2. Asynchronous Processing
Use message queues like Apache Kafka or RabbitMQ.
Workers process tasks concurrently.
3. Batch Processing
Instead of processing items individually:
process 100 items together
This improves throughput.
4. Sharding
Split data across multiple databases.
Throughput vs Latency Trade-offs
System architects must decide priorities.
| System Type | Priority |
|---|---|
| Trading systems | Low latency |
| Analytics systems | High throughput |
| Streaming platforms | High throughput |
| Search engines | Balanced |
Real-World Examples
Video Streaming Platforms
Platforms like Netflix prioritize throughput.
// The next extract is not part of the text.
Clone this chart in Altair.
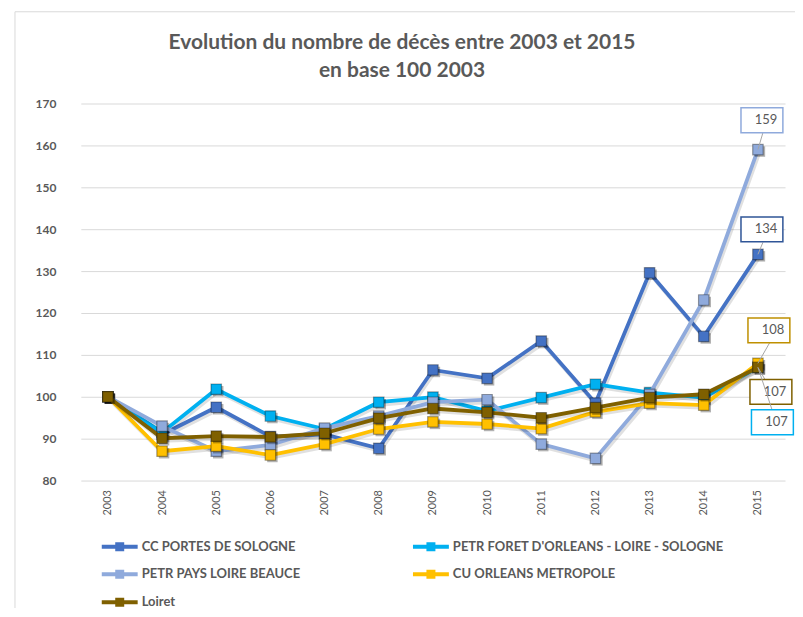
import altair as alt
import pandas as pd

years = [str(y) for y in range(2003, 2016)]
series_names = [
    "CC PORTES DE SOLOGNE",
    "PETR FORET D'ORLEANS - LOIRE - SOLOGNE",
    "PETR PAYS LOIRE BEAUCE",
    "CU ORLEANS METROPOLE",
    "Loiret",
]
cc_portes = [100, 91, 97.5, 90.5, 91, 87.7, 106.4, 104.4, 113.3, 98.5, 129.6, 114.4, 134]
petr_foret = [100, 91.5, 101.8, 95.4, 92.3, 98.7, 99.9, 96.6, 99.8, 103, 101, 99.8, 107]
petr_pays = [100, 93, 87, 88.5, 92.5, 95.4, 98.7, 99.3, 88.7, 85.3, 100.6, 123.1, 159]
cu_orleans = [100, 87, 88.2, 86.1, 88.7, 92.3, 94, 93.5, 92.4, 96.4, 98.5, 98, 108]
loiret = [100, 90.1, 90.6, 90.4, 91.3, 94.9, 97.2, 96.3, 95, 97.4, 99.8, 100.6, 107]
label_values = {"CC PORTES DE SOLOGNE": "134", "PETR FORET D'ORLEANS - LOIRE - SOLOGNE": "107",
                "PETR PAYS LOIRE BEAUCE": "159", "CU ORLEANS METROPOLE": "108", "Loiret": "107"}

colors = ["#4472C4", "#00B0F0", "#8FAADC", "#FFC000", "#7F6000"]
box_colors = ["#2F5597", "#00B0F0", "#8FAADC", "#BF9000", "#7F6000"]

rows = []
for name, vals in zip(series_names, [cc_portes, petr_foret, petr_pays, cu_orleans, loiret]):
    for i, (y, v) in enumerate(zip(years, vals)):
        rows.append({"serie": name, "annee": y, "valeur": v, "ordre": i,
                     "label": label_values[name] if y == "2015" else ""})
df = pd.DataFrame(rows)

FONT = "Lato"
GREY = "#595959"

x_enc = alt.X("annee:O", sort=years,
              scale=alt.Scale(type="point", padding=0.5),
              axis=alt.Axis(title=None, labelAngle=270, labelFontSize=11, labelColor=GREY,
                            labelPadding=9, ticks=False, domain=False, grid=False, labelFont=FONT))
y_enc = alt.Y("valeur:Q", scale=alt.Scale(domain=[80, 170], nice=False, zero=False),
              axis=alt.Axis(title=None, values=list(range(80, 171, 10)), labelFontSize=12,
                            labelFontWeight="bold", labelColor=GREY, labelPadding=25,
                            ticks=False, domain=False, gridColor="#D9D9D9", gridWidth=1,
                            labelFont=FONT))
color_scale = alt.Scale(domain=series_names, range=colors)

# symbol: 36px line with a small square, drawn on a 20px layout box
legend_path = "M-1.8,0H1.8 M-0.25,-0.25H0.25V0.25H-0.25Z"
legend = alt.Legend(title=None, orient="none", legendX=27, legendY=432, direction="horizontal",
                    columns=2, columnPadding=105, rowPadding=5,
                    symbolType=legend_path, symbolSize=400, symbolStrokeWidth=4,
                    labelFont=FONT, labelFontSize=13, labelFontWeight="bold",
                    labelColor=GREY, labelOffset=10, labelLimit=400)

base = alt.Chart(df)

series_layers = []
for name, col in zip(series_names, colors):
    src = base.transform_filter(alt.datum.serie == name)
    shadow_ln = src.mark_line(strokeWidth=4, color="#000000", opacity=0.12,
                              xOffset=1.5, yOffset=2.5).encode(x=x_enc, y=y_enc, order="ordre:Q")
    ln = src.mark_line(strokeWidth=3.8).encode(
        x=x_enc, y=y_enc,
        color=alt.Color("serie:N", scale=color_scale, legend=legend),
        order="ordre:Q",
    )
    shadow_pt = src.mark_point(shape="square", size=110, filled=True, fill="#000000", opacity=0.3,
                               xOffset=2, yOffset=2).encode(x=x_enc, y=y_enc)
    pt = src.mark_point(shape="square", size=110, filled=True, opacity=1, fill=col,
                        stroke="#000000", strokeOpacity=0.35, strokeWidth=1.2).encode(
        x=x_enc, y=y_enc)
    series_layers += [shadow_ln, ln, shadow_pt, pt]

# data label boxes: (series, box offset dx, dy, leader end dx, dy)
label_specs = [
    ("PETR PAYS LOIRE BEAUCE", 4, -29.5, 5, -17),
    ("CC PORTES DE SOLOGNE", 4, -25, 5, -12),
    ("CU ORLEANS METROPOLE", 11, -33, 12, -21),
    ("Loiret", 13, 24.5, 7, 12),
    ("PETR FORET D'ORLEANS - LOIRE - SOLOGNE", 14.5, 55, 14, 42),
]
box_path = "M-1,-0.595H1V0.595H-1Z"
label_layers = []
for name, bdx, bdy, ldx, ldy in label_specs:
    bc = box_colors[series_names.index(name)]
    src = base.transform_filter((alt.datum.serie == name) & (alt.datum.annee == "2015"))
    leader = src.mark_rule(color="#A6A6A6", strokeWidth=1, x2Offset=ldx, y2Offset=ldy).encode(
        x=x_enc, y=y_enc, x2="annee:O", y2="valeur:Q")
    box = src.mark_point(shape=box_path, size=1764, filled=True, fill="white", stroke=bc,
                         strokeWidth=1.5, opacity=1, xOffset=bdx, yOffset=bdy).encode(x=x_enc, y=y_enc)
    txt = src.mark_text(font=FONT, fontSize=13, color=GREY, xOffset=bdx + 4, yOffset=bdy,
                        baseline="middle", align="center").encode(x=x_enc, y=y_enc, text="label:N")
    label_layers += [leader, box, txt]

frame = alt.Chart(pd.DataFrame({"a": [0]})).mark_rect(fill=None, stroke="#D9D9D9", strokeWidth=1).encode(
    x=alt.value(-66), x2=alt.value(730), y=alt.value(-92), y2=alt.value(520))

chart = alt.layer(frame, *series_layers, *label_layers).properties(
    width=706, height=378,
    autosize=alt.AutoSizeParams(type="none"),
    padding={"left": 73, "top": 95, "right": 10, "bottom": 127},
    title=alt.Title(["Evolution du nombre de décès entre 2003 et 2015", "en base 100 2003"],
                    fontSize=21, font=FONT, fontWeight="bold", color=GREY, lineHeight=28,
                    anchor="middle", baseline="bottom", dx=-31, offset=0, dy=91),
).configure_view(stroke=None)

chart.save("out.html", embed_options={"renderer": "svg", "actions": False})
They must stream petabytes of data per day.
Search Engines
Google prioritizes low latency.
Search results must appear in:
< 200 ms
Messaging Systems
Systems like WhatsApp must balance both.
Messages must:
- arrive quickly
- support billions of users
Monitoring Throughput and Latency
Production systems continuously track metrics.
Common tools include:
| Tool | Purpose |
|---|---|
| **Prometheus** | Metrics collection |
| **Grafana** | Visualization |
| **Datadog** | Observability |
| **New Relic** | Performance monitoring |
These systems track:
- request rate
- latency percentiles
- error rates
- CPU usage
Key Takeaways
Latency
Latency measures:
Time required for a single request
Important for:
- user experience
- real-time systems
Throughput
Throughput measures:
Total work completed per unit time
Important for:
- scalability
- high traffic systems
Core Relationship
Throughput and latency are interconnected:
Higher throughput → potential queues → higher latency
Final Insight
Great system design requires balancing:
- Speed (Latency)
- Capacity (Throughput)
Optimizing only one often harms the other.
The most scalable systems carefully balance both — using caching, sharding, load balancing, and distributed processing to achieve high throughput with acceptable latency.